New York Times — “Natural History Museum’s Expansion: Part Dr. Seuss, Part Jurassic Park”

November 5, 2015

“The American Museum of Natural History recently came out with some good news—a museum expansion that for once seems as if it could work.

A year ago, the museum announced plans for the $325 million, 218,000-square-foot Richard Gilder Center for Science, Education and Innovation. Jeanne Gang, founder of Studio Gang, the high-profile Chicago-based firm, won a competition to design it. She teamed with Reed Hilderbrand, the landscape architects from Cambridge, Mass. …

Well, now we know more or less what the actual project looks like. It bids to be the city’s next architectural spectacle.

The museum’s trustees approved a conceptual design on Wednesday and released drawings and renderings. The project promises much more room for education, exhibitions, laboratories, the library, open storage and a live butterfly conservatory. It includes a new theater devoted to invisible worlds—meaning microscopic creatures, the human brain, the ocean depths and the edge of the universe. The proposed center also solves humdrum but critical layout problems, integrating dead-end galleries and bringing public spaces, classrooms and research together in a single, soaring, canyonlike, central hall, behind an undulating stone-and-glass facade.

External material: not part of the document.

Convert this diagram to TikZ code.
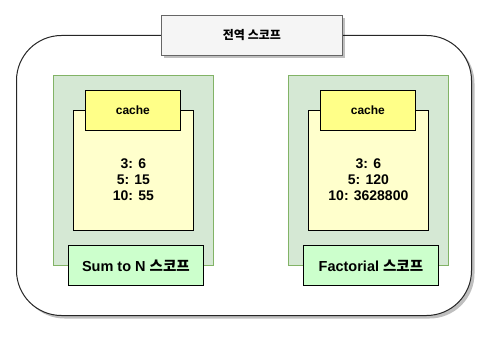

That’s the big move. With reinforced-concrete arches and balconies shaped like immense rocky outcroppings or glacial formations, the hall vies with the Theodore Roosevelt Rotunda, the museum’s towering entrance on the opposite side of the campus. It’s part Dr. Seuss, part Jurassic Park, part parametric extravaganza, adding a kind of naturalism to abstract, airborne forms associated with contemporary architecture at its most theatrical. …

And there’s function to the form. This is a museum in the business of wonderment and awe. A half-million schoolchildren visit each year. The institution trains thousands of teachers. It dispenses advanced degrees in science education and comparative biology. Ellen V. Futter, the president of the museum, talks about an urgent need to kindle children’s curiosity and develop a more science-literate public. This is not spin. An informed electorate and healthier environment depend on broadening public understanding of science, engineering and technology.

What the center doesn’t do is occupy nearly as much parkland as critics feared. Mindful of neighborhood concerns, the museum clearly pulled the project back as much as possible from the park, consolidating on its existing footprint by knocking down three of its own buildings, claiming only 11,600 square feet, or a quarter acre, of parkland.”